Being challenged early is not a threat

This is where outside challenge matters. Founders do not always need more enthusiasm around them. Sometimes they need someone who can look at the idea without being emotionally attached to it.

That does not mean being negative for the sake of it. It means asking practical questions before too much time, money and energy have been committed.

What problem does this solve? Who has the problem badly enough to pay for it? Why would they choose this over what they already do? What evidence exists that the market wants it? What is the route to the first customer? What does this become if it works? What does it cost if it does not?

These are not theoretical questions. They are commercial questions. And if a founder cannot answer them clearly, the idea is not ready to be treated like a business yet.

That is not a failure. It is just the stage the idea is at.

Some ideas need improving. Some need killing.

Notebook labelled Assumptions beside a stack of test index cards on dark stone

One of the hardest things for founders to accept is that not every idea deserves to survive. Some ideas need more work. Some need to be repositioned. Some need a different customer, a different pricing model, a narrower market or a more practical route to adoption.

And some need to be killed quickly.

That sounds harsh, but it is not. It is efficient. The faster you find out an idea is not strong enough, the faster you can move on to something better. What becomes expensive is trying to force a weak idea to work because you have already invested emotion into it.

Founders often talk about resilience, and rightly so. But resilience is not the same as stubbornness. Resilience is staying in the game. Stubbornness is refusing to accept that the game you are playing might be the wrong one.

There is a difference.

The methodology matters

The answer is not to stop having ideas. The answer is to put ideas through a better process before they take over the business.

A simple methodology can make a big difference. Define the problem. Identify the customer. Check who else is solving it. Understand what customers already do. Test whether the pain is strong enough. Work out how it could make money.
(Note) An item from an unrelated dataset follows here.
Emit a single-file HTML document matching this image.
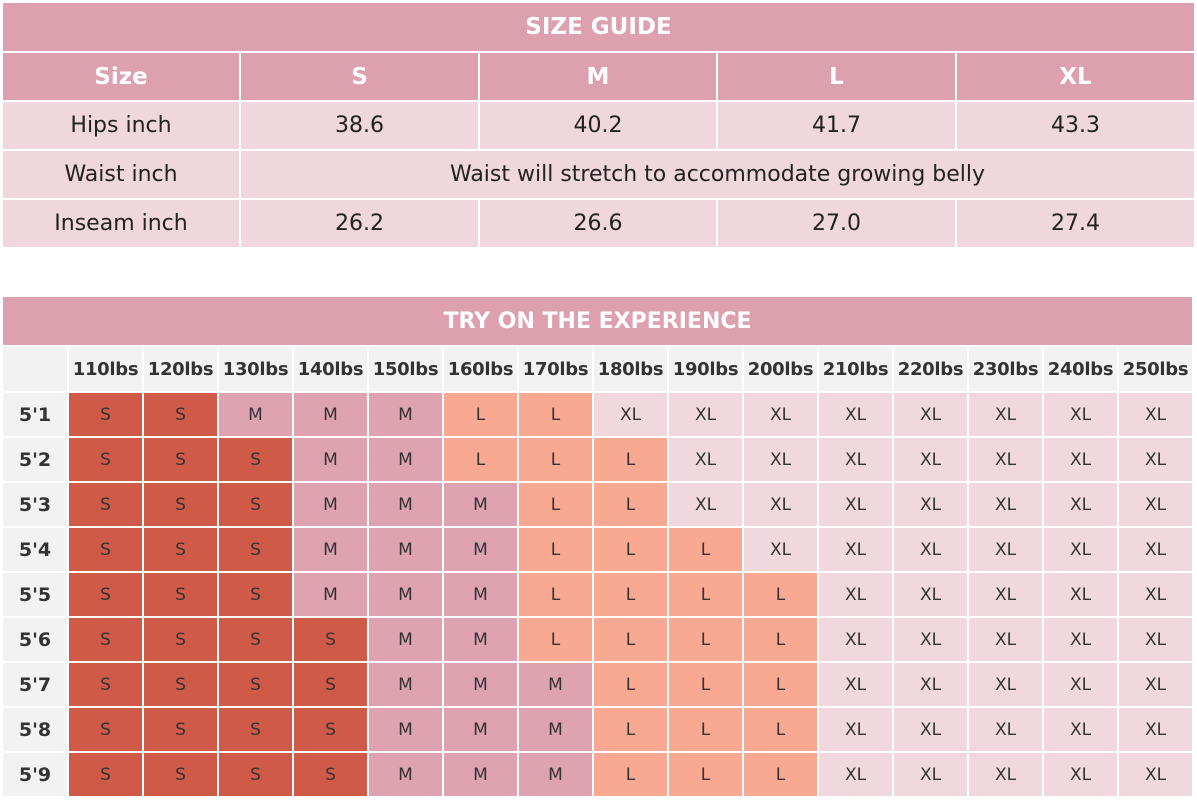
<!DOCTYPE html>
<html><head><meta charset="utf-8"><style>
body{margin:0;width:1197px;height:800px;background:#fff;font-family:"DejaVu Sans","Liberation Sans",sans-serif;position:relative;overflow:hidden}
.t1{position:absolute;left:3px;top:3px;width:1191px;display:grid;grid-template-columns:236px 237px 236px 237px 237px;grid-template-rows:48px 47px 47px 47px 47px;gap:2px;background:#fff}
.t1 div{display:flex;align-items:center;justify-content:center;font-size:22px;color:#222;background:#f0d6dd}
.t1 .h{background:#dca0ae;color:#fff;font-weight:bold;font-size:23px}
.t2{position:absolute;left:3px;top:297px;width:1191px;display:grid;grid-template-columns:64px repeat(15,73px);grid-template-rows:48px 44px repeat(9,43px);gap:2px;background:#fff}
.t2 div{display:flex;align-items:center;justify-content:center;font-size:17px;color:#333}
.t2 .h{grid-column:1/17;background:#dca0ae;color:#fff;font-weight:bold;font-size:22px}
.t2 .w,.t2 .r{background:#f2f2f2;font-weight:bold;font-size:19px;color:#333}
.t2 .w{font-size:18px;letter-spacing:-0.3px}
.S{background:#d05a48}.M{background:#dea2b1}.L{background:#f9a891}.X{background:#f1d8de}
</style></head><body>
<div class="t1">
<div class="h" style="grid-column:1/6">SIZE GUIDE</div>
<div class="h">Size</div><div class="h">S</div><div class="h">M</div><div class="h">L</div><div class="h">XL</div>
<div>Hips inch</div><div>38.6</div><div>40.2</div><div>41.7</div><div>43.3</div>
<div>Waist inch</div><div style="grid-column:2/6">Waist will stretch to accommodate growing belly</div>
<div>Inseam inch</div><div>26.2</div><div>26.6</div><div>27.0</div><div>27.4</div>
</div>
<div class="t2">
<div class="h">TRY ON THE EXPERIENCE</div>
<div class="w"></div><div class="w">110lbs</div><div class="w">120lbs</div><div class="w">130lbs</div><div class="w">140lbs</div><div class="w">150lbs</div><div class="w">160lbs</div><div class="w">170lbs</div><div class="w">180lbs</div><div class="w">190lbs</div><div class="w">200lbs</div><div class="w">210lbs</div><div class="w">220lbs</div><div class="w">230lbs</div><div class="w">240lbs</div><div class="w">250lbs</div>
<div class="r">5'1</div><div class="S">S</div><div class="S">S</div><div class="M">M</div><div class="M">M</div><div class="M">M</div><div class="L">L</div><div class="L">L</div><div class="X">XL</div><div class="X">XL</div><div class="X">XL</div><div class="X">XL</div><div class="X">XL</div><div class="X">XL</div><div class="X">XL</div><div class="X">XL</div>
<div class="r">5'2</div><div class="S">S</div><div class="S">S</div><div class="S">S</div><div class="M">M</div><div class="M">M</div><div class="L">L</div><div class="L">L</div><div class="L">L</div><div class="X">XL</div><div class="X">XL</div><div class="X">XL</div><div class="X">XL</div><div class="X">XL</div><div class="X">XL</div><div class="X">XL</div>
<div class="r">5'3</div><div class="S">S</div><div class="S">S</div><div class="S">S</div><div class="M">M</div><div class="M">M</div><div class="M">M</div><div class="L">L</div><div class="L">L</div><div class="X">XL</div><div class="X">XL</div><div class="X">XL</div><div class="X">XL</div><div class="X">XL</div><div class="X">XL</div><div class="X">XL</div>
<div class="r">5'4</div><div class="S">S</div><div class="S">S</div><div class="S">S</div><div class="M">M</div><div class="M">M</div><div class="M">M</div><div class="L">L</div><div class="L">L</div><div class="L">L</div><div class="X">XL</div><div class="X">XL</div><div class="X">XL</div><div class="X">XL</div><div class="X">XL</div><div class="X">XL</div>
<div class="r">5'5</div><div class="S">S</div><div class="S">S</div><div class="S">S</div><div class="M">M</div><div class="M">M</div><div class="M">M</div><div class="L">L</div><div class="L">L</div><div class="L">L</div><div class="L">L</div><div class="X">XL</div><div class="X">XL</div><div class="X">XL</div><div class="X">XL</div><div class="X">XL</div>
<div class="r">5'6</div><div class="S">S</div><div class="S">S</div><div class="S">S</div><div class="S">S</div><div class="M">M</div><div class="M">M</div><div class="L">L</div><div class="L">L</div><div class="L">L</div><div class="L">L</div><div class="X">XL</div><div class="X">XL</div><div class="X">XL</div><div class="X">XL</div><div class="X">XL</div>
<div class="r">5'7</div><div class="S">S</div><div class="S">S</div><div class="S">S</div><div class="S">S</div><div class="M">M</div><div class="M">M</div><div class="M">M</div><div class="L">L</div><div class="L">L</div><div class="L">L</div><div class="X">XL</div><div class="X">XL</div><div class="X">XL</div><div class="X">XL</div><div class="X">XL</div>
<div class="r">5'8</div><div class="S">S</div><div class="S">S</div><div class="S">S</div><div class="S">S</div><div class="M">M</div><div class="M">M</div><div class="M">M</div><div class="L">L</div><div class="L">L</div><div class="L">L</div><div class="X">XL</div><div class="X">XL</div><div class="X">XL</div><div class="X">XL</div><div class="X">XL</div>
<div class="r">5'9</div><div class="S">S</div><div class="S">S</div><div class="S">S</div><div class="S">S</div><div class="M">M</div><div class="M">M</div><div class="M">M</div><div class="L">L</div><div class="L">L</div><div class="L">L</div><div class="X">XL</div><div class="X">XL</div><div class="X">XL</div><div class="X">XL</div><div class="X">XL</div>
</div>
</body></html>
Build the smallest useful version. Get real feedback. Decide whether to continue, adjust or stop.

That may sound basic, but it is often missing. Founders can move from idea to build without properly passing through evaluation.

The discipline is not in having fewer ideas. The discipline is in knowing which ideas deserve action.

Where I can help

My value with founders is not in pretending every idea is brilliant. That is not useful. My value is in helping test the commercial logic before the founder goes too far down the road.

I have built businesses, scaled teams, sold companies and made mistakes along the way. I understand the pull of a new idea. I also understand how quickly an idea can absorb time and attention if it is not tested properly.

Sometimes the role is to help sharpen the idea and turn it into something more commercially realistic. Sometimes it is to challenge the assumptions behind it. Sometimes it is to say, "This is not strong enough yet." And sometimes it is to help the founder move away from it before it becomes a bigger distraction.

That kind of challenge can be uncomfortable, but it is better than false confidence.

Final thought

Founders need belief. But belief without evidence is dangerous.

The fact that an idea can now be built quickly does not mean it should be. The fact that AI can help create the appearance of a business does not mean there is a real business underneath it.

The Ideas Trap is falling in love with the idea before you have tested whether it deserves that level of commitment.

Find the evidence. Ask the awkward questions. Look at the market properly. Be honest about what you find.

If the idea is strong, the testing will make it stronger.

If it is weak, move on before it costs you more than it should.